In 2013, Senate Hair Care Services had run deficits of roughly $350,000 a year for 15 years, according to The Weekly Standard, costing taxpayers about $5.25 million over that decade and a half.

Despite this history, Swift, who worked at the Standard for half a dozen years, thinks the subsidized barbershop is worthwhile—to keep up a space of collegiality amid bitter political fighting and make the busy lives of senators a bit more efficient. “I understand that conservatives like myself are generally for privatization and not having big government,” he said. “But I don’t think this is an example of big government … It’s such an institution.”

It’s also a bargain, as I saw when I visited last week. A men’s haircut goes for $23, or $27 if you want shampoo, and you can watch CNN while your stylist snips away.

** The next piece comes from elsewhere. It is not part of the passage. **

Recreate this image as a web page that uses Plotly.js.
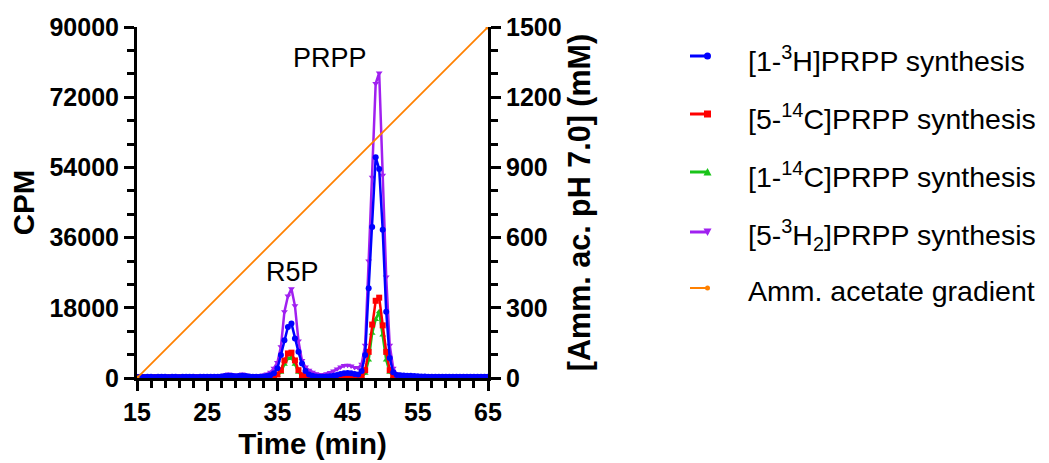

What kind of quality do you get for that price? Swift gave the place good reviews. My trim was fine, but nothing special. Still, I didn’t come away as disappointed as Matt Laslo, a contributor at VICE News and longtime congressional reporter, who was a Senate Hair Care Services regular for many years.

“Every time I would go there I would have to come home and use my own damn scissors to fix the haircut,” Laslo said with a laugh. “I got what I was paying for, but it was so cheap and convenient I kept coming back.”

“It’s not something you really want to admit,” he added a few moments later. “I’m taking one for the team and admitting to the world that I got shitty haircuts for 12 years.”

Despite cutting reporters’ hair, the Senate barbers are famously averse to interviews with journalists. Senate Hair Care Services manager Cindi Brown declined DCist’s interview request. When Asawin Suebsaeng dropped in as a reporter for Mother Jones in 2013, one employee told him, “We’re not allowed to talk about anything that goes on here.”

This isn’t terribly surprising at a shop where discretion is the tradition. “I heard a lot of conversations between senators,” Senate barber Elbert Link said in 1981, “but I never talked about it with anyone.”